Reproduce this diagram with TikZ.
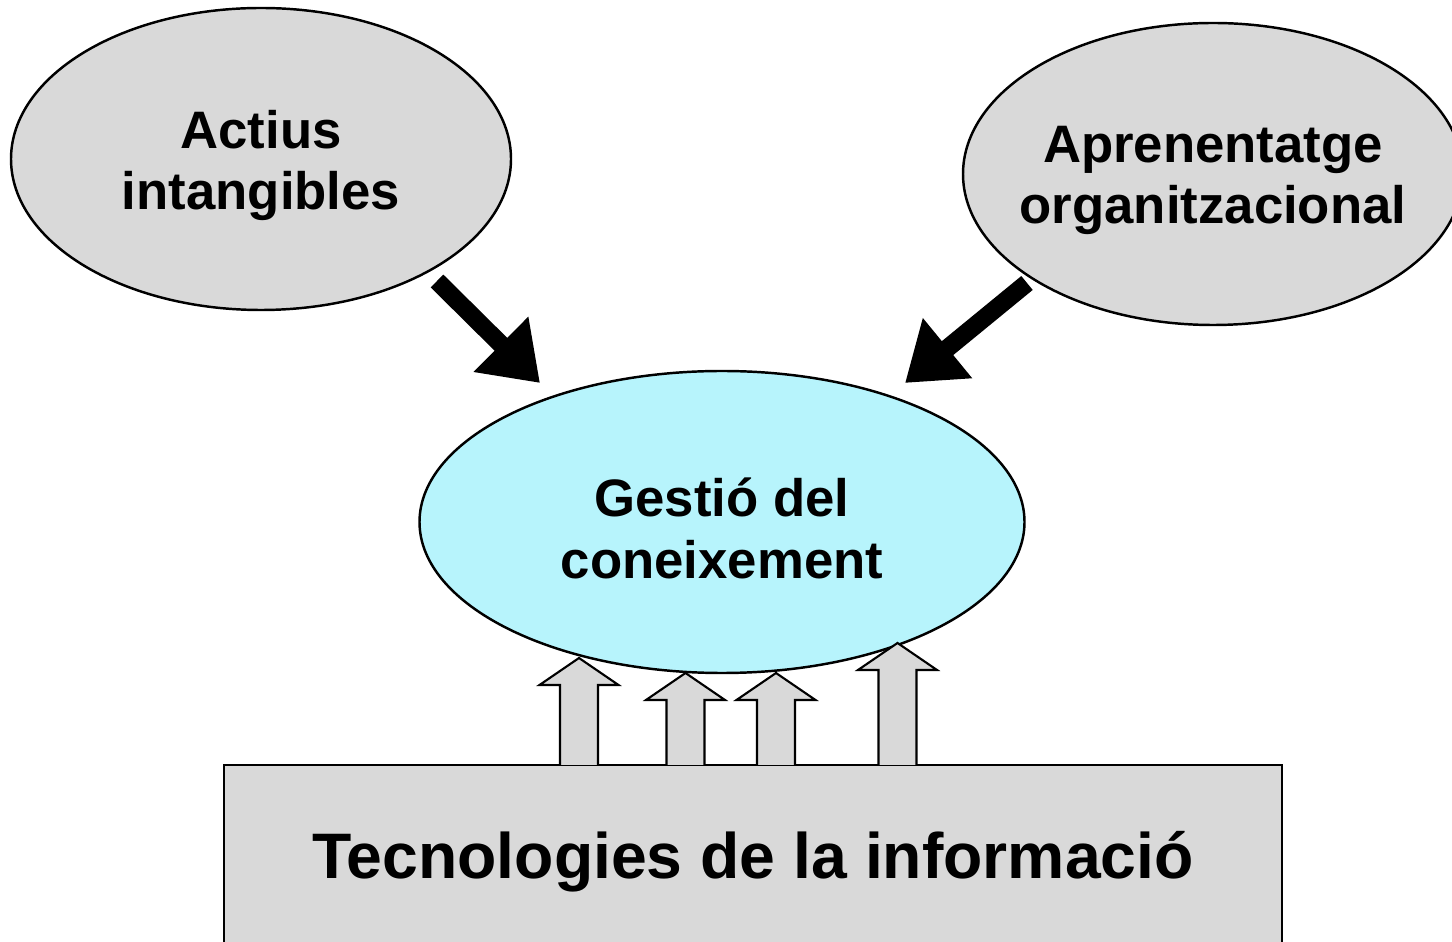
\documentclass[tikz,border=0pt]{standalone}
\usepackage{fontspec}
\setmainfont{Liberation Sans}
\usetikzlibrary{positioning,arrows.meta,shapes.geometric}
\definecolor{ovalgray}{RGB}{217,217,217}
\definecolor{ovalcyan}{RGB}{183,244,252}

\begin{document}
\begin{tikzpicture}[
  oval/.style={draw, ellipse, line width=0.7pt, inner sep=0pt, minimum height=3.02cm},
  ovaltext/.style={font=\fontsize{15}{17.6}\selectfont\bfseries, align=center, yshift=-0.065cm},
  influx/.style={line width=0.18cm, -{Triangle[length=0.55cm, width=0.74cm]}},
  blockarrow/.style={draw, fill=ovalgray, line width=0.6pt, line join=miter}
]
  \useasboundingbox (0,0) rectangle (14.52,-9.42);

  % Outer concepts
  \node[oval, fill=ovalgray, minimum width=5cm]    (actius)  at (2.61,-1.59) {};
  \node[ovaltext] (actiustext) at (actius) {Actius\\intangibles};
  \node[oval, fill=ovalgray, minimum width=5cm]    (aprenent) at (12.13,-1.74) {};
  \node[ovaltext] (aprenenttext) at (aprenent) {Aprenentatge\\organitzacional};

  % Central concept
  \node[oval, fill=ovalcyan, minimum width=6.05cm] (gestio) at (7.22,-5.22) {};
  \node[ovaltext] (gestiotext) at (gestio) {Gestió del\\coneixement};

  % Base layer
  \node[draw, fill=ovalgray, line width=0.7pt, minimum width=10.58cm, minimum height=1.84cm]
    (tec) at (7.53,-8.57) {};
  \node[font=\fontsize{18.3}{21}\selectfont\bfseries, yshift=-0.05cm]
    (tectext) at (tec) {Tecnologies de la informació};

  % Black arrows towards the centre
  \coordinate (actiusout)   at (4.37,-2.81);
  \coordinate (aprenentout) at (10.27,-2.83);
  \coordinate (gestioleft)  at (5.40,-3.83);
  \coordinate (gestioright) at (9.05,-3.83);
  \draw[influx] (actiusout) -- (gestioleft);
  \draw[influx] (aprenentout) -- (gestioright);

  % Hollow arrows from the base layer
  \foreach \x/\t in {5.79/6.58, 6.855/6.73, 7.76/6.73, 8.975/6.43}
    \path[blockarrow] (\x-0.19,-7.65) -- (\x-0.19,-\t-0.27) -- (\x-0.395,-\t-0.27)
      -- (\x,-\t) -- (\x+0.395,-\t-0.27) -- (\x+0.19,-\t-0.27) -- (\x+0.19,-7.65);
\end{tikzpicture}
\end{document}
--------------------------------
Goal
Without the pictures, please reproduce each line of the listing above exactly, from the first one through the line bearing "(aprenentout) -- (gestioright);".

Solution
Reproduce this diagram with TikZ.
\documentclass[tikz,border=0pt]{standalone}
\usepackage{fontspec}
\setmainfont{Liberation Sans}
\usetikzlibrary{positioning,arrows.meta,shapes.geometric}
\definecolor{ovalgray}{RGB}{217,217,217}
\definecolor{ovalcyan}{RGB}{183,244,252}

\begin{document}
\begin{tikzpicture}[
  oval/.style={draw, ellipse, line width=0.7pt, inner sep=0pt, minimum height=3.02cm},
  ovaltext/.style={font=\fontsize{15}{17.6}\selectfont\bfseries, align=center, yshift=-0.065cm},
  influx/.style={line width=0.18cm, -{Triangle[length=0.55cm, width=0.74cm]}},
  blockarrow/.style={draw, fill=ovalgray, line width=0.6pt, line join=miter}
]
  \useasboundingbox (0,0) rectangle (14.52,-9.42);

  % Outer concepts
  \node[oval, fill=ovalgray, minimum width=5cm]    (actius)  at (2.61,-1.59) {};
  \node[ovaltext] (actiustext) at (actius) {Actius\\intangibles};
  \node[oval, fill=ovalgray, minimum width=5cm]    (aprenent) at (12.13,-1.74) {};
  \node[ovaltext] (aprenenttext) at (aprenent) {Aprenentatge\\organitzacional};

  % Central concept
  \node[oval, fill=ovalcyan, minimum width=6.05cm] (gestio) at (7.22,-5.22) {};
  \node[ovaltext] (gestiotext) at (gestio) {Gestió del\\coneixement};

  % Base layer
  \node[draw, fill=ovalgray, line width=0.7pt, minimum width=10.58cm, minimum height=1.84cm]
    (tec) at (7.53,-8.57) {};
  \node[font=\fontsize{18.3}{21}\selectfont\bfseries, yshift=-0.05cm]
    (tectext) at (tec) {Tecnologies de la informació};

  % Black arrows towards the centre
  \coordinate (actiusout)   at (4.37,-2.81);
  \coordinate (aprenentout) at (10.27,-2.83);
  \coordinate (gestioleft)  at (5.40,-3.83);
  \coordinate (gestioright) at (9.05,-3.83);
  \draw[influx] (actiusout) -- (gestioleft);
  \draw[influx] (aprenentout) -- (gestioright);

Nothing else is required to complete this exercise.